[Task directions] Retype the lines from the first one in the records down to the line containing "var bigIndex = 2", counting both, and leave out any pictures.

[Stored records]
□ □ □ □ □ □ □
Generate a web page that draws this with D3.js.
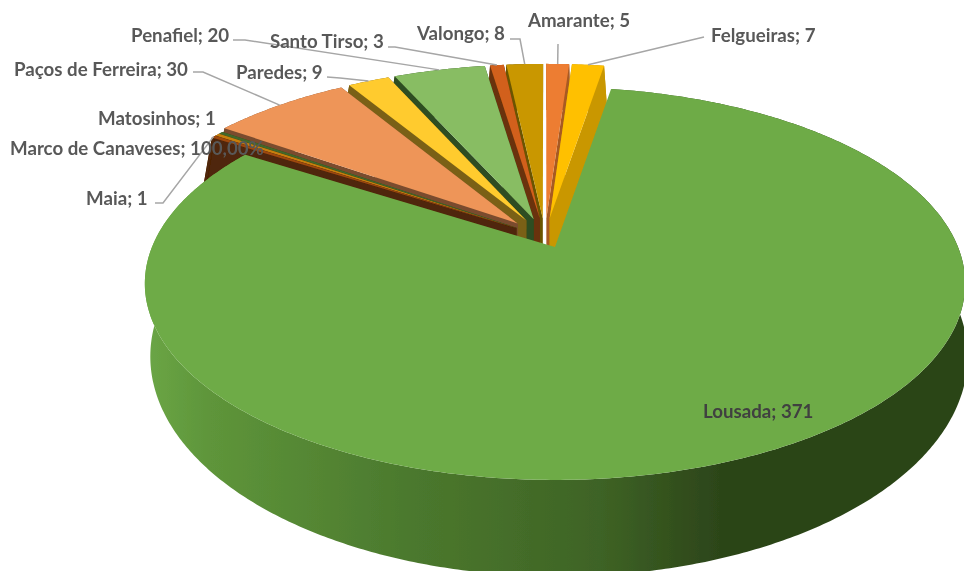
<!DOCTYPE html>
<html>
<head>
<meta charset="utf-8">
<script src="https://cdn.jsdelivr.net/npm/d3@7"></script>
<style>
html, body { margin: 0; padding: 0; background: #fff; overflow: hidden; }
svg { display: block; }
text { font-family: Lato, "Open Sans", sans-serif; }
</style>
</head>
<body>
<script>
var categories = ["Amarante", "Felgueiras", "Lousada", "Maia", "Marco de Canaveses", "Matosinhos",
                  "Paços de Ferreira", "Paredes", "Penafiel", "Santo Tirso", "Valongo"]
var values = [5, 7, 371, 1, 1, 1, 30, 9, 20, 3, 8]
var valueLabels = ["5", "7", "371", "1", "100,00%", "1", "30", "9", "20", "3", "8"]

var topColors = ["#ED7D31", "#FFC000", "#6EAB47", "#9E480E", "#C77F0A", "#43682B",
                 "#EE9558", "#FFCB2E", "#88BD64", "#D2601A", "#C99700"]
var wallColors = ["#A85A22", "#C99700", "#3E6325", "#4F2507", "#7A4A10", "#2C4519",
                  "#7A4C2E", "#7A6115", "#2F4D20", "#6B3208", "#6B5500"]

// left x, middle y of each label, then the elbow of its leader (null = no leader)
var labelX = [528, 711, 703, 86, 10, 98, 14, 236, 131, 270, 417]
var labelY = [20, 35, 411, 198, 148, 118, 69, 72, 35, 41, 33]
var leaders = [
    [[558, 44]],
    [[704, 37]],
    null,
    [[155, 203], [163, 203]],
    null,
    null,
    [[193, 72], [203, 72]],
    [[327, 77], [340, 78]],
    [[233, 40], [245, 40]],
    [[388, 47], [395, 47]],
    [[510, 39], [520, 39]]
]
var explodeBy = [0.1, 0.1, 0, 0.085, 0.085, 0.085, 0.1, 0.1, 0.1, 0.1, 0.1]

var width = 964
var height = 571
var bigIndex = 2

// perspective planes of the disc: top face and bottom face
// bigShift moves the big slice away from the others
var topPlane = {cx: 545, cy: 237, a: 403, b: 189.6, k: 0.186, bigShift: [10, 10]}
var bottomPlane = {cx: 545, cy: 317, a: 405, b: 216, k: 0.134, bigShift: [14, 10]}

var svg = d3.select("body").append("svg")
    .attr("width", width)
    .attr("height", height)
    .attr("viewBox", "0 0 " + width + " " + height)

var defs = svg.append("defs")
var grad = defs.append("linearGradient")
    .attr("id", "wallGrad")
    .attr("gradientUnits", "userSpaceOnUse")
    .attr("x1", 145).attr("x2", 964)
    .attr("y1", 0).attr("y2", 0)
var gradX = d3.scaleLinear().domain([145, 964]).range([0, 1])
var gradStops = [[145, "#6BA646"], [210, "#5E953A"], [400, "#4C7A2E"], [600, "#3E6325"], [720, "#2C4519"], [964, "#2C4519"]]
grad.selectAll("stop")
    .data(gradStops)
    .enter()
    .append("stop")
    .attr("offset", function(d) {return gradX(d[0]);})
    .attr("stop-color", function(d) {return d[1];})

// the reference is a soft, rescaled picture
defs.append("filter").attr("id", "soft")
    .attr("filterUnits", "userSpaceOnUse")
    .attr("x", 0).attr("y", 0).attr("width", width).attr("height", height)
    .append("feGaussianBlur").attr("stdDeviation", 0.45)

var pie = d3.pie().sort(null).value(function(d) {return d;})
var arcs = pie(values)

var line = d3.line()
var chart = svg.append("g").attr("filter", "url(#soft)")

function project(plane, slice, i, ang, r) {
    var mid = (slice.startAngle + slice.endAngle) / 2
    var d = explodeBy[i]
    var X = r * Math.sin(ang) + d * Math.sin(mid)
    var Y = -r * Math.cos(ang) - d * Math.cos(mid)
    var w = 1 - plane.k * Y
    var s = i == bigIndex ? plane.bigShift : [0, 0]
    return [plane.cx + s[0] + plane.a * X / w, plane.cy + s[1] + plane.b * Y / w]
}

function rimPoints(plane, slice, i) {
    var n = Math.max(2, Math.ceil((slice.endAngle - slice.startAngle) / 0.01))
    return d3.range(n + 1).map(function(j) {
        return project(plane, slice, i, slice.startAngle + (slice.endAngle - slice.startAngle) * j / n, 1)
    })
}

function drawSlice(i) {
    var slice = arcs[i]
    var g = chart.append("g").attr("class", "slice")
    var topRim = rimPoints(topPlane, slice, i)
    var botRim = rimPoints(bottomPlane, slice, i)
    var wallFill = i == bigIndex ? "url(#wallGrad)" : wallColors[i]

    g.append("path")
        .attr("d", line(topRim.concat(botRim.slice().reverse())) + "Z")
        .attr("fill", wallFill)

    if (i != bigIndex) {
        [slice.startAngle, slice.endAngle].forEach(function(ang) {
            g.append("path")
                .attr("d", line([
                    project(topPlane, slice, i, ang, 0),
                    project(topPlane, slice, i, ang, 1),
                    project(bottomPlane, slice, i, ang, 1),
                    project(bottomPlane, slice, i, ang, 0)
                ]) + "Z")
                .attr("fill", wallFill)
        })
    }

    g.append("path")
        .attr("d", line([project(topPlane, slice, i, 0, 0)].concat(topRim)) + "Z")
        .attr("fill", topColors[i])
}

// back to front, big slice last
var drawOrder = [10, 9, 8, 7, 0, 1, 6, 5, 4, 3, 2]
drawOrder.forEach(drawSlice)

// leader lines
var leaderGroup = chart.append("g").attr("fill", "none").attr("stroke", "#A6A6A6").attr("stroke-width", 1.5)
leaders.forEach(function(pts, i) {
    if (!pts) return
    var slice = arcs[i]
    var mid = (slice.startAngle + slice.endAngle) / 2
    var end = project(topPlane, slice, i, mid, 1)
    leaderGroup.append("path").attr("d", line(pts.concat([end])))
})

chart.append("g").selectAll("text")
    .data(categories)
    .enter()
    .append("text")
    .attr("x", function(d, i) {return labelX[i];})
    .attr("y", function(d, i) {return labelY[i];})
    .attr("dy", "0.35em")
    .attr("font-size", 18.7)
    .attr("font-weight", 700)
    .attr("fill", function(d, i) {return i == bigIndex ? "#404040" : "#595959";})
    .text(function(d, i) {return d + "; " + valueLabels[i];})
</script>
</body>
</html>
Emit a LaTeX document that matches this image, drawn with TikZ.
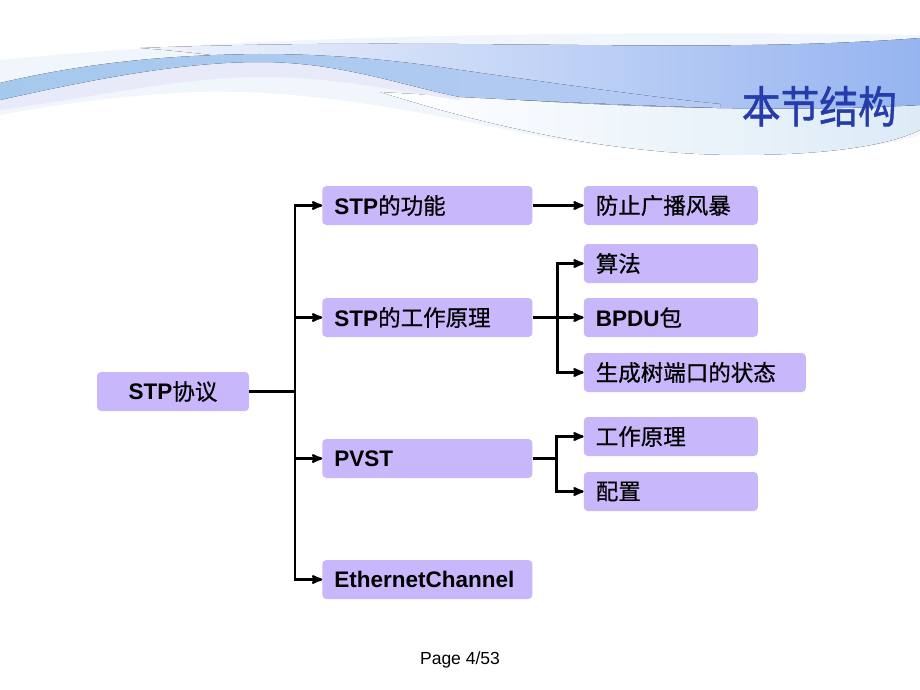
\documentclass[tikz,border=0pt]{standalone}
\usepackage{fontspec}
\setmainfont{Liberation Sans}
\newfontfamily\cjk[FakeBold=0.6]{Noto Sans CJK SC}
\newfontfamily\titlefont[FakeStretch=0.88,FakeBold=1.0]{Noto Sans CJK SC}
\usepackage{color}
\usepackage{tikz}
\usetikzlibrary{arrows}

\definecolor{boxfill}{RGB}{200,183,250}
\definecolor{titleblue}{RGB}{38,60,170}
\definecolor{wavehaze}{RGB}{241,245,252}
\definecolor{waveteal}{RGB}{165,201,236}
\definecolor{waveblue}{RGB}{150,180,240}
\definecolor{wavelav}{RGB}{232,234,250}
\definecolor{wavepale}{RGB}{220,235,246}
\newcommand{\zh}[1]{{\cjk\mdseries #1}}

\begin{document}
\begin{tikzpicture}[x=1pt,y=-1pt,>=stealth',auto]
		\tikzstyle{box}=[fill=boxfill, rounded corners=4pt, minimum height=39pt, inner xsep=12pt, inner ysep=0pt, font=\fontsize{22.5}{26}\selectfont\bfseries]
		\tikzstyle{rootbox}=[box, minimum width=152pt, align=center]
		\tikzstyle{midbox}=[box, anchor=west, text width=186pt, align=left]
		\tikzstyle{leafbox}=[box, anchor=west, text width=150pt, align=left]
		\tikzstyle{widebox}=[box, anchor=west, text width=198pt, align=left]
		\tikzstyle{link}=[line width=2.4pt]

		\useasboundingbox (0,0) rectangle (920,690);

		\fill[wavehaze] (0,60) .. controls (250,35) and (600,30) .. (920,35) -- (920,135) .. controls (850,158) and (700,160) .. (560,140) .. controls (450,120) and (300,80) .. (150,95) .. controls (80,100) and (30,110) .. (0,115) -- cycle;
		\fill[left color=white, right color=wavepale] (380,92) .. controls (470,120) and (600,155) .. (740,155) .. controls (830,155) and (890,145) .. (920,130) -- (920,105) .. controls (800,110) and (600,105) .. (380,92) -- cycle;
		\fill[left color=wavehaze, right color=waveblue] (140,48) .. controls (450,36) and (700,55) .. (920,38) -- (920,105) .. controls (800,112) and (650,108) .. (520,100) .. controls (400,92) and (300,60) .. (140,48) -- cycle;
		\fill[wavelav] (0,100) .. controls (90,78) and (180,62) .. (260,62) .. controls (340,62) and (400,85) .. (460,97) -- (460,100) .. controls (400,92) and (340,77) .. (260,77) .. controls (180,77) and (90,98) .. (0,110) -- cycle;
		\fill[left color=waveteal, right color=waveblue!70] (0,83) .. controls (90,62) and (170,55) .. (260,54) .. controls (340,54) and (410,62) .. (460,70) .. controls (560,84) and (650,97) .. (720,104) -- (720,108) .. controls (600,104) and (520,100) .. (460,97) .. controls (400,85) and (340,62) .. (260,62) .. controls (180,62) and (90,80) .. (0,100) -- cycle;

		\node [text=titleblue, font=\titlefont\fontsize{44}{48}\selectfont, anchor=base east, inner sep=0pt] (title) at (897,123) {本节结构};

		\node [rootbox] (stp) at (173,391.5) {STP\zh{协议}};
		\node [midbox] (func) at ([xshift=73pt,yshift=186pt]stp.east) {STP\zh{的功能}};
		\node [midbox] (work) at ([yshift=-112pt]func.west) {STP\zh{的工作原理}};
		\node [midbox] (pvst) at ([yshift=-141pt]work.west) {PVST};
		\node [midbox] (ec) at ([yshift=-121pt]pvst.west) {EthernetChannel};
		\node [leafbox] (storm) at ([xshift=51pt]func.east) {\zh{防止广播风暴}};
		\node [leafbox] (algo) at ([xshift=51pt,yshift=54pt]work.east) {\zh{算法}};
		\node [leafbox] (bpdu) at ([xshift=51pt]work.east) {BPDU\zh{包}};
		\node [widebox] (state) at ([xshift=51pt,yshift=-55pt]work.east) {\zh{生成树端口的状态}};
		\node [leafbox] (wp) at ([xshift=51pt,yshift=22pt]pvst.east) {\zh{工作原理}};
		\node [leafbox] (cfg) at ([xshift=51pt,yshift=-33pt]pvst.east) {\zh{配置}};

		\coordinate (trunk) at ([xshift=46pt]stp.east);
		\coordinate (fork1) at ([xshift=25pt]work.east);
		\coordinate (fork2) at ([xshift=24pt]pvst.east);

		\draw [link] (stp.east) -- (trunk);
		\foreach \n in {func,work,pvst,ec}
			\draw [link,->] (trunk) |- (\n.west);
		\draw [link,->] (func.east) -- (storm.west);
		\draw [link] (work.east) -- (fork1);
		\foreach \n in {algo,bpdu,state}
			\draw [link,->] (fork1) |- (\n.west);
		\draw [link] (pvst.east) -- (fork2);
		\foreach \n in {wp,cfg}
			\draw [link,->] (fork2) |- (\n.west);

		\node [font=\fontsize{17.5}{20}\selectfont] (page) at (460,660) {Page 4/53};
	\end{tikzpicture}
\end{document}
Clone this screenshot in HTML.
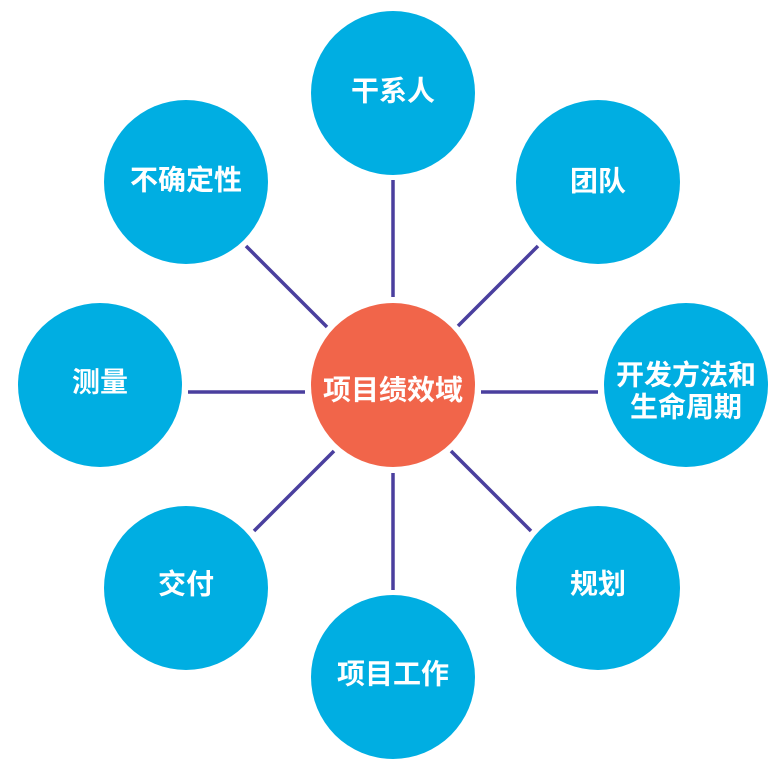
<!DOCTYPE html>
<html><head><meta charset="utf-8"><style>
html,body{margin:0;padding:0;background:#fff;}
svg{display:block}
text{font-family:"Liberation Sans","Noto Sans CJK SC",sans-serif;font-weight:bold;fill:#fff;text-anchor:middle;dominant-baseline:central;}
</style></head><body>
<svg width="784" height="776" viewBox="0 0 784 776">
<g stroke="#4a3f9e" stroke-width="3.5">
<line x1="393" y1="180" x2="393" y2="297"/>
<line x1="393" y1="473" x2="393" y2="590"/>
<line x1="188" y1="392" x2="305" y2="392"/>
<line x1="481" y1="392" x2="598" y2="392"/>
<line x1="246" y1="246" x2="327" y2="327"/>
<line x1="538" y1="246" x2="458" y2="326"/>
<line x1="451" y1="451" x2="531" y2="531"/>
<line x1="334" y1="451" x2="254" y2="531"/>
</g>
<g fill="#00aee2">
<circle cx="393" cy="93" r="82"/>
<circle cx="598" cy="182" r="82"/>
<circle cx="686" cy="385" r="82"/>
<circle cx="598" cy="588" r="82"/>
<circle cx="393" cy="677" r="82"/>
<circle cx="186" cy="588" r="82"/>
<circle cx="100" cy="385" r="82"/>
<circle cx="186" cy="182" r="82"/>
</g>
<circle cx="393" cy="385" r="82" fill="#f1654a"/>
<g font-size="28">
<text x="393" y="390">项目绩效域</text>
<text x="393" y="91">干系人</text>
<text x="598" y="181">团队</text>
<text x="686" y="375">开发方法和</text>
<text x="686" y="407">生命周期</text>
<text x="598" y="584">规划</text>
<text x="393" y="674">项目工作</text>
<text x="186" y="584">交付</text>
<text x="100" y="382">测量</text>
<text x="186" y="180">不确定性</text>
</g>
</svg>
</body></html>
□ □ □ □ □ □ □
[Response to this exercise]
Generate a web page that draws this with D3.js.
<!DOCTYPE html>
<html>
<head>
<meta charset="utf-8">
<script src="https://cdn.jsdelivr.net/npm/d3@7"></script>
<style>
html, body { margin: 0; padding: 0; background: #fff; overflow: hidden; }
svg { display: block; }
text { font-family: Lato, "Open Sans", sans-serif; }
</style>
</head>
<body>
<script>
var categories = ["Amarante", "Felgueiras", "Lousada", "Maia", "Marco de Canaveses", "Matosinhos",
                  "Paços de Ferreira", "Paredes", "Penafiel", "Santo Tirso", "Valongo"]
var values = [5, 7, 371, 1, 1, 1, 30, 9, 20, 3, 8]
var valueLabels = ["5", "7", "371", "1", "100,00%", "1", "30", "9", "20", "3", "8"]

var topColors = ["#ED7D31", "#FFC000", "#6EAB47", "#9E480E", "#C77F0A", "#43682B",
                 "#EE9558", "#FFCB2E", "#88BD64", "#D2601A", "#C99700"]
var wallColors = ["#A85A22", "#C99700", "#3E6325", "#4F2507", "#7A4A10", "#2C4519",
                  "#7A4C2E", "#7A6115", "#2F4D20", "#6B3208", "#6B5500"]

// left x, middle y of each label, then the elbow of its leader (null = no leader)
var labelX = [528, 711, 703, 86, 10, 98, 14, 236, 131, 270, 417]
var labelY = [20, 35, 411, 198, 148, 118, 69, 72, 35, 41, 33]
var leaders = [
    [[558, 44]],
    [[704, 37]],
    null,
    [[155, 203], [163, 203]],
    null,
    null,
    [[193, 72], [203, 72]],
    [[327, 77], [340, 78]],
    [[233, 40], [245, 40]],
    [[388, 47], [395, 47]],
    [[510, 39], [520, 39]]
]
var explodeBy = [0.1, 0.1, 0, 0.085, 0.085, 0.085, 0.1, 0.1, 0.1, 0.1, 0.1]

var width = 964
var height = 571
var bigIndex = 2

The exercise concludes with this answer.